DESCRIPTION OF THE TASK: Starting at the first line of the data, please print exactly those lines through the one that holds "(top2) -- (bot2);", omitting every picture.

Stored dataset items:
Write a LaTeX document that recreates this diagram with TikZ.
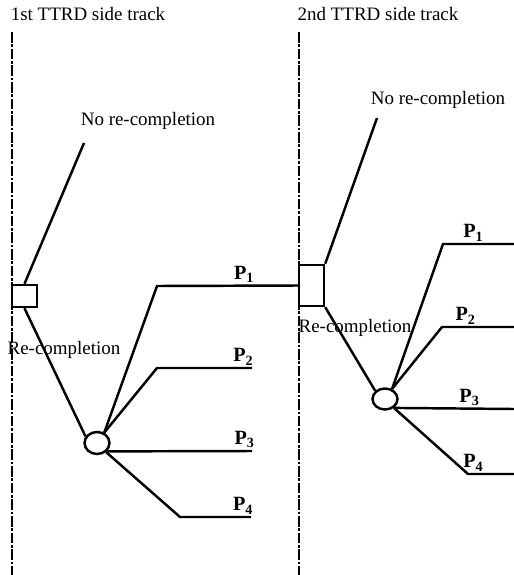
\documentclass[tikz,border=0pt]{standalone}
\usepackage{fontspec}
\setmainfont{Liberation Serif}
\usetikzlibrary{shapes.geometric,positioning}

\begin{document}
\begin{tikzpicture}[
  x=0.02cm, y=-0.02cm,
  font=\fontsize{10.8}{13}\selectfont,
  track/.style={line width=1.2pt, dash pattern=on 6pt off 1pt on 1.5pt off 1pt},
  decbox/.style={rectangle, draw, line width=1.4pt, minimum width=0.5cm, inner sep=0pt},
  chance/.style={ellipse, draw, line width=1.4pt, minimum width=0.5cm, inner sep=0pt},
  branch/.style={line width=1.4pt, line join=miter},
  plbl/.style={above, inner sep=1pt, font=\fontsize{11.5}{13}\selectfont\bfseries},
]
\useasboundingbox (0,0) rectangle (514,575);

% side tracks
\node (t1) at (88,14) {1st TTRD side track};
\node (t2) at (378,14) {2nd TTRD side track};
\coordinate (top1) at (12,32);
\coordinate (bot1) at (12,575);
\coordinate (top2) at (299,32);
\coordinate (bot2) at (299,575);
\draw[track] (top1) -- (bot1);
\draw[track] (top2) -- (bot2);

% first side track
\node[decbox, minimum height=0.44cm] (dec1) at (24.5,296) {};
\node[chance, minimum height=0.44cm] (ch1) at (97,443) {};
\node (no1) at (148,121) {No re-completion};
\node (re1) at (64,350) {Re-completion};
\coordinate (nr1) at (84,143);
\coordinate (b1) at (157,286);
\coordinate (b2) at (157,368);
\coordinate (e2) at (252,368);
\coordinate (e3) at (252,451);
\coordinate (b4) at (180,517);
\coordinate (e4) at (251,517);

% second side track
\node[decbox, minimum height=0.82cm] (dec2) at (311.5,285.5) {};
\node[chance, minimum height=0.42cm] (ch2) at (385,399) {};
\node (no2) at (438,100) {No re-completion};
\node (re2) at (355,328) {Re-completion};
\coordinate (nr2) at (377,118);
\coordinate (c1) at (443,244);
\coordinate (f1) at (514,244);
\coordinate (c2) at (442,327);
\coordinate (f2) at (514,327);
\coordinate (f3) at (514,409);
\coordinate (c4) at (468,474);
\coordinate (f4) at (514,474);

\draw[branch] (dec1.north) -- (nr1);
\draw[branch] (dec1.south) -- (ch1.150);
\draw[branch] (ch1.55) -- (b1) -- node[plbl, pos=0.62]{P\textsubscript{1}} (dec2.west);
\draw[branch] (ch1.55) -- (b2) -- node[plbl, pos=0.91]{P\textsubscript{2}} (e2);
\draw[branch] (ch1.-40) -- node[plbl, pos=0.95]{P\textsubscript{3}} (e3);
\draw[branch] (ch1.-45) -- (b4) -- node[plbl, pos=0.89]{P\textsubscript{4}} (e4);

\draw[branch] (dec2.north east) -- (nr2);
\draw[branch] (dec2.south east) -- (ch2.140);
\draw[branch] (ch2.55) -- (c1) -- node[plbl, pos=0.43]{P\textsubscript{1}} (f1);
\draw[branch] (ch2.55) -- (c2) -- node[plbl, pos=0.33]{P\textsubscript{2}} (f2);
\draw[branch] (ch2.-45) -- node[plbl, pos=0.63]{P\textsubscript{3}} (f3);
\draw[branch] (ch2.-45) -- (c4) -- node[plbl, pos=0.12]{P\textsubscript{4}} (f4);

\end{tikzpicture}
\end{document}
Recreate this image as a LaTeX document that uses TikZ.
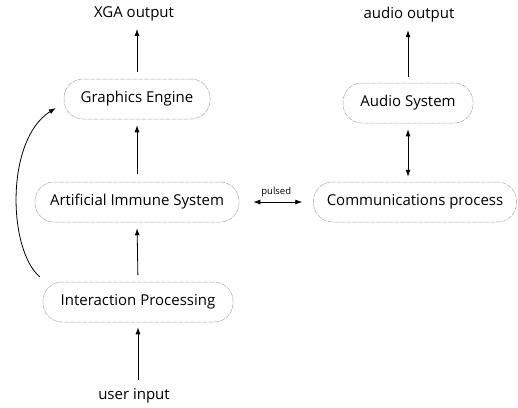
\documentclass[tikz,border=0pt]{standalone}
\usepackage{fontspec}
\setmainfont{Open Sans}
\usetikzlibrary{arrows.meta}

\begin{document}
\begin{tikzpicture}[x=1pt,y=-1pt,
    blk/.style={draw=gray!65, line width=0.5pt, dash pattern=on 5pt off 1pt,
      rounded corners=19pt, minimum height=40pt, font=\fontsize{15}{17}\selectfont},
    lbl/.style={font=\fontsize{15}{17}\selectfont},
    >={Latex[length=7pt,width=5pt]}, line width=0.8pt]
    \useasboundingbox (0,0) rectangle (518,407);

    % left column
    \node[lbl] (xga) at (134,14) {XGA\ output};
    \node[blk, minimum width=146pt] (ge) at (137,99) {Graphics\ Engine};
    \node[blk, minimum width=204pt] (ais) at (137,202) {Artificial Immune System};
    \node[blk, minimum width=190pt] (ip) at (138,302) {Interaction Processing};
    \node[lbl] (usr) at (134,396) {user\ input};

    % right column
    \node[lbl] (aud) at (409,15) {audio output};
    \node[blk, minimum width=130pt] (as) at (408,103) {Audio System};
    \node[blk, minimum width=203pt] (comm) at (415,202) {Communications process};

    \draw[->, shorten <=5pt, shorten >=5pt] (usr.north -| ip) -- (ip.south);
    \draw[->, shorten <=7pt, shorten >=6pt] (ip.north) -- (ais.south);
    \draw[->, shorten <=8pt, shorten >=6pt] (ais.north) -- (ge.south);
    \draw[->, shorten <=7pt, shorten >=4pt] (ge.north) -- (xga.south -| ge);
    \draw[->] ([shift={(-3pt,5pt)}]ip.north west) .. controls (8,250) and (5,140) .. ([shift={(-8pt,-9pt)}]ge.west);

    \draw[->, shorten <=6pt, shorten >=4pt] (as.north) -- (aud.south -| as);
    \draw[<->, shorten <=6pt, shorten >=5pt] (as.south) -- (comm.north -| as);
    \draw[<->, shorten <=14pt, shorten >=11pt] (ais.east) -- node[above=1pt, font=\fontsize{9.5}{11}\selectfont] {pulsed} (comm.west);
\end{tikzpicture}
\end{document}
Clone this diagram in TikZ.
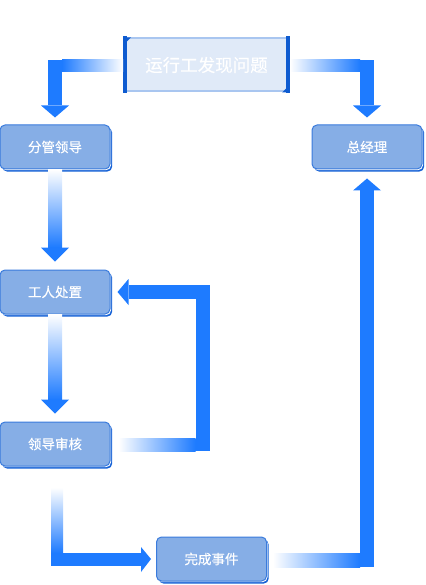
\documentclass[tikz,border=0pt]{standalone}
\usepackage{fontspec}
\newfontfamily\cjk[FakeBold=0.35]{Noto Sans CJK SC}
\usetikzlibrary{calc}
\definecolor{flowblue}{HTML}{1E7BFF}
\definecolor{nodefill}{HTML}{86AEE6}
\definecolor{nodeedge}{HTML}{3A7BDC}
\definecolor{shadowblue}{HTML}{1662D6}
\definecolor{topfill}{HTML}{E0EAF8}
\definecolor{topedge}{HTML}{A9C6F0}
\definecolor{topbar}{HTML}{0E5BD0}
\tikzset{
  % process boxes
  stepbox/.style={
    draw=nodeedge, fill=nodefill, rounded corners=5pt,
    minimum width=110pt, minimum height=44pt, inner sep=0pt,
    line width=1pt, text=white,
    font=\cjk\fontsize{13.5}{16}\selectfont,
    preaction={fill=shadowblue, transform canvas={xshift=2.2pt, yshift=-2.6pt}},
    preaction={fill=white, transform canvas={xshift=1pt, yshift=-1.2pt}},
  },
  % start box
  topbox/.style={
    draw=topedge, fill=topfill, minimum width=163pt, minimum height=53pt,
    inner sep=0pt, line width=2pt, text=white,
    font=\cjk\fontsize{17.5}{20}\selectfont,
  },
  % thick flow arrows
  bar/.style={fill=flowblue},
  fadeleft/.style={left color=white, right color=flowblue},
  faderight/.style={left color=flowblue, right color=white},
  fadetop/.style={top color=white, bottom color=flowblue},
}
\begin{document}
\begin{tikzpicture}[x=1pt, y=-1pt]
  \useasboundingbox (0,0) rectangle (425,585);

  \node[topbox] (issue) at (206.5,65) {运行工发现问题};
  \fill[topbar] ($(issue.north west)+(-1,-1)$) rectangle ($(issue.south west)+(3,1)$);
  \fill[topbar] ($(issue.north east)+(-3,-1)$) rectangle ($(issue.south east)+(1,1)$);
  \fill[topbar] (issue.north west) -- ++(7,0) -- ++(-7,7) -- cycle;
  \fill[topbar] (issue.south east) -- ++(-7,0) -- ++(7,-7) -- cycle;

  \node[stepbox] (lead) at (55,147) {分管领导};
  \node[stepbox] (gm) at (367,147) {总经理};
  \node[stepbox] (worker) at (55,292) {工人处置};
  \node[stepbox] (review) at (55,444) {领导审核};
  \node[stepbox] (finish) at (211.5,559) {完成事件};

  % issue -> lead
  \shade[faderight] ($(lead.north |- issue.west)+(7,-5)$) rectangle ($(issue.west)+(-1,7)$);
  \fill[bar] ($(lead.north |- issue.west)+(-7,-5)$) rectangle ($(lead.north)+(7,-19)$);
  \fill[bar] ($(lead.north)+(-14,-19)$) -- ($(lead.north)+(14,-19)$) -- ($(lead.north)+(0,-7)$) -- cycle;

  % issue -> gm
  \shade[fadeleft] ($(issue.east)+(1,-5)$) rectangle ($(gm.north |- issue.east)+(-7,7)$);
  \fill[bar] ($(gm.north |- issue.east)+(-7,-5)$) rectangle ($(gm.north)+(7,-19)$);
  \fill[bar] ($(gm.north)+(-14,-19)$) -- ($(gm.north)+(14,-19)$) -- ($(gm.north)+(0,-7)$) -- cycle;

  % lead -> worker
  \shade[fadetop] ($(lead.south)+(-7,0)$) rectangle ($(worker.north)+(7,-22)$);
  \fill[bar] ($(worker.north)+(-14,-22)$) -- ($(worker.north)+(14,-22)$) -- ($(worker.north)+(0,-8)$) -- cycle;

  % worker -> review
  \shade[fadetop] ($(worker.south)+(-7,0)$) rectangle ($(review.north)+(7,-22)$);
  \fill[bar] ($(review.north)+(-14,-22)$) -- ($(review.north)+(14,-22)$) -- ($(review.north)+(0,-8)$) -- cycle;

  % review -> worker
  \shade[fadeleft] ($(review.east)+(8,-6)$) rectangle ($(review.east)+(85,7)$);
  \fill[bar] ($(review.east)+(85,7)$) rectangle ($(worker.east)+(99,-7)$);
  \fill[bar] ($(worker.east)+(18,-7)$) rectangle ($(worker.east)+(99,7)$);
  \fill[bar] ($(worker.east)+(18,-13)$) -- ($(worker.east)+(18,13)$) -- ($(worker.east)+(7,0)$) -- cycle;

  % review -> finish
  \shade[fadetop] ($(review.south)+(-4,21)$) rectangle ($(review.south |- finish.west)+(8,-6)$);
  \fill[bar] ($(review.south |- finish.west)+(-4,-6)$) rectangle ($(finish.west)+(-15,7)$);
  \fill[bar] ($(finish.west)+(-15,-12)$) -- ($(finish.west)+(-15,13)$) -- ($(finish.west)+(-5,0)$) -- cycle;

  % finish -> gm
  \shade[fadeleft] ($(finish.east)+(6,-6)$) rectangle ($(gm.south |- finish.east)+(-7,8)$);
  \fill[bar] ($(gm.south |- finish.east)+(-7,8)$) rectangle ($(gm.south)+(7,21)$);
  \fill[bar] ($(gm.south)+(-14,21)$) -- ($(gm.south)+(14,21)$) -- ($(gm.south)+(0,9)$) -- cycle;
\end{tikzpicture}
\end{document}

RESULT:
Write a LaTeX document that recreates this diagram with TikZ.
\documentclass[tikz,border=0pt]{standalone}
\usepackage{fontspec}
\setmainfont{Liberation Serif}
\usetikzlibrary{shapes.geometric,positioning}

\begin{document}
\begin{tikzpicture}[
  x=0.02cm, y=-0.02cm,
  font=\fontsize{10.8}{13}\selectfont,
  track/.style={line width=1.2pt, dash pattern=on 6pt off 1pt on 1.5pt off 1pt},
  decbox/.style={rectangle, draw, line width=1.4pt, minimum width=0.5cm, inner sep=0pt},
  chance/.style={ellipse, draw, line width=1.4pt, minimum width=0.5cm, inner sep=0pt},
  branch/.style={line width=1.4pt, line join=miter},
  plbl/.style={above, inner sep=1pt, font=\fontsize{11.5}{13}\selectfont\bfseries},
]
\useasboundingbox (0,0) rectangle (514,575);

% side tracks
\node (t1) at (88,14) {1st TTRD side track};
\node (t2) at (378,14) {2nd TTRD side track};
\coordinate (top1) at (12,32);
\coordinate (bot1) at (12,575);
\coordinate (top2) at (299,32);
\coordinate (bot2) at (299,575);
\draw[track] (top1) -- (bot1);
\draw[track] (top2) -- (bot2);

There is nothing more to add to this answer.